I want to have people around me who ask me these questions. I also want to be someone who asks them. I’d bet the same is true for you.
Having asked these kinds of questions, a life-giving friend takes the next step and follows up. In my practice, that has meant keeping notes in a journal. Then, when I see my friends during one of the times we’ve calendared together (or when circumstances allow), I can ask them about the things I’ve been praying for. It can be a real gift to me when I hear that things have changed form them or that God showed up in a unique way.
Community Is Purposeful
When Jesus invites his friends to go with Him, notice the language He uses:
“Follow me and I will make you fishers of men.” (Matthew 4:19)
This isn’t just an invitation to hang out. It is an invitation to join Jesus in his whole life, including the part the involves serving and loving others. That’s not to say there is something wrong with just hanging out. But the richest relationships you will have will be with sisters and brothers who are about more than just hanging out. They do that, too. But your deepest friendships will be with folks who help you follow Jesus and join you in serving the world.
In an account retold in Matthew 14, Jesus and His disciples are joined by a crowd of thousands. Having been with Him all day, those thousands of people were hungry and started telling the disciples about it. “Send them away” the tell Jesus, “so they can get something to eat.”
But Jesus says “You feed them.”
Um… WHAT?! How is this small group of folks supposed to feed thousands of people?! He’s the miracle-worker, so why doesn’t He just do it?
What happens next is remarkable.
Jesus takes a five loaves of bread and two fish and, dividing them up, begins to feed those thousands of people. Of course, He doesn’t hand out the bread and fish by Himself. Instead, He hands the pieces to His disciples and lets them do it.

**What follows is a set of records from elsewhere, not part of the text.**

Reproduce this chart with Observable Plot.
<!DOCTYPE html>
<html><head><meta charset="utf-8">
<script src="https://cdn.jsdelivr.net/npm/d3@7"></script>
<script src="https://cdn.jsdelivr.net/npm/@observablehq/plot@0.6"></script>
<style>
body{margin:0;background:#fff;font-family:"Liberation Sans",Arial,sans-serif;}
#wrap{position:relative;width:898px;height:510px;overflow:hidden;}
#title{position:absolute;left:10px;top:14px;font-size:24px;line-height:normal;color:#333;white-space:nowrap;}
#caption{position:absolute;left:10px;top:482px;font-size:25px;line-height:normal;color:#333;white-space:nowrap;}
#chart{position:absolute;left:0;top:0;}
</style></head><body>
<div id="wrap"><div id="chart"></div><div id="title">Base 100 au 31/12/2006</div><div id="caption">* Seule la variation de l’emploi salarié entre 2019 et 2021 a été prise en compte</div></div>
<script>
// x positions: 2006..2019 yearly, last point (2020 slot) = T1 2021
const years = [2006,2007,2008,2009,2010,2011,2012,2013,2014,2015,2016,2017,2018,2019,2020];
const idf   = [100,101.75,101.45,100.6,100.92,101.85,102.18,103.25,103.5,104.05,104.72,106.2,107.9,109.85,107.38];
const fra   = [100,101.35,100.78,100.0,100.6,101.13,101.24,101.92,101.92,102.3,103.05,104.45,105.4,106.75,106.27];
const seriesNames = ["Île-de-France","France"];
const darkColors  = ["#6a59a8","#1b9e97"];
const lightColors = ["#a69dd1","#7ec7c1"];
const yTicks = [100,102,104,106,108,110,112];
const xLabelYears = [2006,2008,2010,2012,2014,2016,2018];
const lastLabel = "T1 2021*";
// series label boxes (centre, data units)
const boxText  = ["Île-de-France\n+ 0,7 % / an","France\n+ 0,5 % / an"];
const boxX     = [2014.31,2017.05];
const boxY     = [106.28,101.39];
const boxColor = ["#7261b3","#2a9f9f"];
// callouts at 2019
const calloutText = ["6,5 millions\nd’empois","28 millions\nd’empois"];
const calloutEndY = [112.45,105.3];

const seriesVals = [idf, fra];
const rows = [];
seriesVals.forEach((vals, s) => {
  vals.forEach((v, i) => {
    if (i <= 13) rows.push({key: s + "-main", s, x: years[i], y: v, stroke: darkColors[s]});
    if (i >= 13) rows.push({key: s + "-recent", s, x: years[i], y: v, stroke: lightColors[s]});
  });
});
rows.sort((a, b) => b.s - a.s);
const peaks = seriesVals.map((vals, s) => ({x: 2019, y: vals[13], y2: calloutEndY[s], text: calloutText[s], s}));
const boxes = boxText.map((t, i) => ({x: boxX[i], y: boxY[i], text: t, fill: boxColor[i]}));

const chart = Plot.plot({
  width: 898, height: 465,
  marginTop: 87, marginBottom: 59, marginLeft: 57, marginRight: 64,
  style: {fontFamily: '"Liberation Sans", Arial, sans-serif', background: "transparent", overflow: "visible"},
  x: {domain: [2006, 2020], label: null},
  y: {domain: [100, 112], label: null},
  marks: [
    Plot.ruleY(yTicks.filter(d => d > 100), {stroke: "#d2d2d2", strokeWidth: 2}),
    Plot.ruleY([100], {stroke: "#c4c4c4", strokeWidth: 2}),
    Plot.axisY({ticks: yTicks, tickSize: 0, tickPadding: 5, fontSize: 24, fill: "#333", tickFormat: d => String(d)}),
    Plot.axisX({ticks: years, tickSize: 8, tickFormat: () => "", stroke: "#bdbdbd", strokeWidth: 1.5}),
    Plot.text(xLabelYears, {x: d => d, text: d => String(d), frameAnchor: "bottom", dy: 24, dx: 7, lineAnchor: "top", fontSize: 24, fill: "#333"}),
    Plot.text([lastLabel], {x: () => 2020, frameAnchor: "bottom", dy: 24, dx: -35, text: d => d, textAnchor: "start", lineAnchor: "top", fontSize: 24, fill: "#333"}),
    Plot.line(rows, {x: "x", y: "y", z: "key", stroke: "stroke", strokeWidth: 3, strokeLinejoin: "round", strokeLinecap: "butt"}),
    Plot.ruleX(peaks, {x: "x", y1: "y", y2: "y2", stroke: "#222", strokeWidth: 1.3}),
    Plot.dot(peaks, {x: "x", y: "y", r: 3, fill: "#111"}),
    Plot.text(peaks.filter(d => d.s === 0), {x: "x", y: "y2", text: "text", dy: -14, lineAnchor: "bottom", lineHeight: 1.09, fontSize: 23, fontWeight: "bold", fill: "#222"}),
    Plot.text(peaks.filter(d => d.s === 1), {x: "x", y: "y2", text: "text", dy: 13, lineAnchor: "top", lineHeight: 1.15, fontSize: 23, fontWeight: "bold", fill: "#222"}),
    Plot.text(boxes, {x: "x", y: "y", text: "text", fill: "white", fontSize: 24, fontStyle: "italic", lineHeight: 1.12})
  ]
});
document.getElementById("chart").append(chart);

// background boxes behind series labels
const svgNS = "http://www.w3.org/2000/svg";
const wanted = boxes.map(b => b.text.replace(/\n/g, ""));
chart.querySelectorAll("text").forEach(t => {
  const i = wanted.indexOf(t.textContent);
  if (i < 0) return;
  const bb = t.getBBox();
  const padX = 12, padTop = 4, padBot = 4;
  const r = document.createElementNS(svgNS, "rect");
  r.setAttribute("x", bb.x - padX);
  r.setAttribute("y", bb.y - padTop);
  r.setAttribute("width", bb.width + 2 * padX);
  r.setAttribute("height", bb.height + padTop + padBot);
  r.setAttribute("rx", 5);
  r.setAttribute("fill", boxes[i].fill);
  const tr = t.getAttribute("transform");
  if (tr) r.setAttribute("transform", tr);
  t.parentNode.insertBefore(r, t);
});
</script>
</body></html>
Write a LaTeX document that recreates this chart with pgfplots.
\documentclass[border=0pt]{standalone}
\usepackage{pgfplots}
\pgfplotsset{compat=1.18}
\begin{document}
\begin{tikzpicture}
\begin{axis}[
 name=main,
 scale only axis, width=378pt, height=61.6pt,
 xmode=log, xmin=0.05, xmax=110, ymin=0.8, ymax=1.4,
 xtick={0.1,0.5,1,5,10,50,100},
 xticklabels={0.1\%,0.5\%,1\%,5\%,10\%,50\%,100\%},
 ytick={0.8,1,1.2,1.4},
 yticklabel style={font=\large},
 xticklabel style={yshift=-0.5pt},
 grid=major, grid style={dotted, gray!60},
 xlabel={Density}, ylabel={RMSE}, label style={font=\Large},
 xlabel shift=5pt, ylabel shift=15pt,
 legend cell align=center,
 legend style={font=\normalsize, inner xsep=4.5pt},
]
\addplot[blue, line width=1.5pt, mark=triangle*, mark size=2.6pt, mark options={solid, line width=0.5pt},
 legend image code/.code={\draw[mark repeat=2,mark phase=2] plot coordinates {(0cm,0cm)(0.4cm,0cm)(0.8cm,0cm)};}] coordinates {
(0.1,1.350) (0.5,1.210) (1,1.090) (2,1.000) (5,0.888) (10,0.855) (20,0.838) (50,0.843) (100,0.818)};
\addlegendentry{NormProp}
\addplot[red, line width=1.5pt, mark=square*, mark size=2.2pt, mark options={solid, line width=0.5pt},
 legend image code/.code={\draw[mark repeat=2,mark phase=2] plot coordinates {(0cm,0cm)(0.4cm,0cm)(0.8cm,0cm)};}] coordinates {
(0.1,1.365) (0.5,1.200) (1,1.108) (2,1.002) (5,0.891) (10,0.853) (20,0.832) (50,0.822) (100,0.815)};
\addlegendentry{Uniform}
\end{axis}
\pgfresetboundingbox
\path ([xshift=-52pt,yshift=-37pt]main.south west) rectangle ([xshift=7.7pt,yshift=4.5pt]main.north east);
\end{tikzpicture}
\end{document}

Can you imagine how it might feel to be part of a miracle like that and feed a few thousand hungry people with only five loaves of bread and two fish? I’d bet the disciples didn’t think they could do something like. But a life-giving friend will be someone who helps draw out the best in you. A life-giving friend helps to draw out more of you than you thought was there.

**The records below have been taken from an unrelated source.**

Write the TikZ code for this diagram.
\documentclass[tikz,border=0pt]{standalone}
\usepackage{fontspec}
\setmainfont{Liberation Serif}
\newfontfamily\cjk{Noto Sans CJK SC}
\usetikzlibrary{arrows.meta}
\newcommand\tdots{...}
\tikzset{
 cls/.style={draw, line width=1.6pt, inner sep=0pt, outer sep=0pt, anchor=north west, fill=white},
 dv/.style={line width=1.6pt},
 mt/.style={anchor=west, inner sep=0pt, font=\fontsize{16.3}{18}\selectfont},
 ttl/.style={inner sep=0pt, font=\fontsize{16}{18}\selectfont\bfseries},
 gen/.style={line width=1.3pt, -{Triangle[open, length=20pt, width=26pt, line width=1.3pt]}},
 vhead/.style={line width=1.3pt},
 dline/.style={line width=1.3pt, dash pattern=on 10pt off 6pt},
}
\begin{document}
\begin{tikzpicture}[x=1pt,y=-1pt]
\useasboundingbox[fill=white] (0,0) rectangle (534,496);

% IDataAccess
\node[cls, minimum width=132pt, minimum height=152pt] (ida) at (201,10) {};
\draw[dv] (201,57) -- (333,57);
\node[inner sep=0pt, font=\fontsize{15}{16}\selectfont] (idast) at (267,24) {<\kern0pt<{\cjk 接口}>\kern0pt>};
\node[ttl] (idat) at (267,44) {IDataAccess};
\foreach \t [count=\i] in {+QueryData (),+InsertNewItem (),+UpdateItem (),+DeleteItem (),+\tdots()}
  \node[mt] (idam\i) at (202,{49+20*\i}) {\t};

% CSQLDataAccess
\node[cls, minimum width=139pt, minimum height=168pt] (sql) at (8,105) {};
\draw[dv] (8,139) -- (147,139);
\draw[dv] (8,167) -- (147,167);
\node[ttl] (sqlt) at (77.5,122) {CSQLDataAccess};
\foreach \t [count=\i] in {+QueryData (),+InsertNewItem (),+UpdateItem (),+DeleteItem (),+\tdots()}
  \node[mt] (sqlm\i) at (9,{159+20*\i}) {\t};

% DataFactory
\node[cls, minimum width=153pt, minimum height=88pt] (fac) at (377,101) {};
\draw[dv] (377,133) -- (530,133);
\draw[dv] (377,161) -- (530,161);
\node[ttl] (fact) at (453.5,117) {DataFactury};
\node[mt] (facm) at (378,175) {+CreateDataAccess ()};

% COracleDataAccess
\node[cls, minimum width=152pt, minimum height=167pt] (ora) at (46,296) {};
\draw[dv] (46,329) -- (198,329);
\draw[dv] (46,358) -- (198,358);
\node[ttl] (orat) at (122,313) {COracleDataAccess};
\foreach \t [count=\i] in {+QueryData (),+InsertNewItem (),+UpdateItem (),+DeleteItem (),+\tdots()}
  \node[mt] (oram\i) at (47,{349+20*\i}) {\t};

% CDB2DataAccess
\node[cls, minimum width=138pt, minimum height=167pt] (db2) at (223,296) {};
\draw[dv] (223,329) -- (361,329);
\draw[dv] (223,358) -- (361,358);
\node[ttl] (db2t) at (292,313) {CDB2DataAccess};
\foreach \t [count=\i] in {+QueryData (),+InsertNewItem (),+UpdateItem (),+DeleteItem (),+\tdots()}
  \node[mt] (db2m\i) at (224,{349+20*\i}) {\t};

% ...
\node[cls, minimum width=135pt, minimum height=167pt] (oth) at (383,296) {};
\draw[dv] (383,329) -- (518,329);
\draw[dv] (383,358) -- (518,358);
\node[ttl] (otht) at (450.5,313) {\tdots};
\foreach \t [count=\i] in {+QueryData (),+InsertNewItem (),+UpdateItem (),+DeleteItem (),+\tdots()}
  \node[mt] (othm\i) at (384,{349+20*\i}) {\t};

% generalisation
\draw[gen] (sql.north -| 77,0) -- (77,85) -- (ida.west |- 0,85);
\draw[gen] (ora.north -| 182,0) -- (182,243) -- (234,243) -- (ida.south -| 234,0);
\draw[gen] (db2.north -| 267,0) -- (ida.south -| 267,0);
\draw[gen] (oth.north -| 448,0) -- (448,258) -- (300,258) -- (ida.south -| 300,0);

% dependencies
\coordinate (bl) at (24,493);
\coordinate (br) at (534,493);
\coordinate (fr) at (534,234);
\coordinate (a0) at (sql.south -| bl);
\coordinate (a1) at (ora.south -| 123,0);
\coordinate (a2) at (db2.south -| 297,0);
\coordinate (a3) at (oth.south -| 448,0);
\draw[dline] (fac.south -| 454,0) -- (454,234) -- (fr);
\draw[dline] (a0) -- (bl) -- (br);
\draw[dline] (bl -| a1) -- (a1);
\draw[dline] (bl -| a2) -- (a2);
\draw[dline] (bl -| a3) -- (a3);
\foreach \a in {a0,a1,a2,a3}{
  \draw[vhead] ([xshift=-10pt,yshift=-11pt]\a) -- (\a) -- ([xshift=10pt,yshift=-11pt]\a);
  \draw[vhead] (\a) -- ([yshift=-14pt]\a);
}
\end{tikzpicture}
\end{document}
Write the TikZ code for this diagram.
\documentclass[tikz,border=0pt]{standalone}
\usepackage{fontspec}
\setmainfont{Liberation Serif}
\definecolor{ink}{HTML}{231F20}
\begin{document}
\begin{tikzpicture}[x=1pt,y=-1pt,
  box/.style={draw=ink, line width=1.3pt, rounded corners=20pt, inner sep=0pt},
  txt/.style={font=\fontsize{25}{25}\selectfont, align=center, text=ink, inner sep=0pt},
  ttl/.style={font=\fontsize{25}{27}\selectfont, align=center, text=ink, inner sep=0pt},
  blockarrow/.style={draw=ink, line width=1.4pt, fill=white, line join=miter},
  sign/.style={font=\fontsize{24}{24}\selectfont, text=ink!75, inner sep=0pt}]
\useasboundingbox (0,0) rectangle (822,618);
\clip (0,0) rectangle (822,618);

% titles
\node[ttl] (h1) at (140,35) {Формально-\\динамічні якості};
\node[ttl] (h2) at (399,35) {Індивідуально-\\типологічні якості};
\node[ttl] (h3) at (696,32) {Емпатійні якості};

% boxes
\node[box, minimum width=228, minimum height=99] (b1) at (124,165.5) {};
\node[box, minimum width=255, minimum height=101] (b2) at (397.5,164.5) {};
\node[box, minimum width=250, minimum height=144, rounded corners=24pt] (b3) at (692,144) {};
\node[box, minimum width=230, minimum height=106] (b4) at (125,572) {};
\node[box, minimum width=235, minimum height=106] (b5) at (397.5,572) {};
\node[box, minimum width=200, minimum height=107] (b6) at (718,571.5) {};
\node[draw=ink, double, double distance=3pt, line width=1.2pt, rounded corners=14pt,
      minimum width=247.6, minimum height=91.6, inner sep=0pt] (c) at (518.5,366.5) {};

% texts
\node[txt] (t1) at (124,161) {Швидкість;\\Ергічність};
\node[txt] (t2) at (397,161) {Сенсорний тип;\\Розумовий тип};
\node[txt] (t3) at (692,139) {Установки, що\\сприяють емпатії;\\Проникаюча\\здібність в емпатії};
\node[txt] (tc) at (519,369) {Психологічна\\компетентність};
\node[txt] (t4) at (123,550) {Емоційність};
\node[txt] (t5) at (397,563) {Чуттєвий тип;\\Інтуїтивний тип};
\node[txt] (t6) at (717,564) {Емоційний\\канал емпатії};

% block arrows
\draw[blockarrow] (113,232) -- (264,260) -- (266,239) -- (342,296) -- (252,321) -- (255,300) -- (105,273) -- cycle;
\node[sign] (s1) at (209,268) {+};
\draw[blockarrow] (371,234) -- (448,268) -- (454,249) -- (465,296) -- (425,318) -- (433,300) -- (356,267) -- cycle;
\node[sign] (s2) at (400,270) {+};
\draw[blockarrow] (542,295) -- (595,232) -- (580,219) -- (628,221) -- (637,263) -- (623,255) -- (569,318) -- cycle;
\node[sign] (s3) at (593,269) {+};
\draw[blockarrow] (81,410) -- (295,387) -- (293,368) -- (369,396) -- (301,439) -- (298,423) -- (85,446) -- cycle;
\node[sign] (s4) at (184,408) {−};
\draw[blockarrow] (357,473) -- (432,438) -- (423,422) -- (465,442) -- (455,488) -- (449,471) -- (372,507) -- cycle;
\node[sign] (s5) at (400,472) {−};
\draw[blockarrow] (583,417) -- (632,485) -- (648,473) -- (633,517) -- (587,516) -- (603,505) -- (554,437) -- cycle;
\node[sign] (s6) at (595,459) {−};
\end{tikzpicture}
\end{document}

What a gift it is that Jesus invites His community into the work He does. That’s part of what makes community good; that Jesus shares His adventures with His friends and family. Now, you may not go out and feed thousands of people with a Snickers bar and bag of chips, but you will definitely have your fair share of adventures. You will do woodwork in the world. Plan on inviting people to share in those works and adventures with you.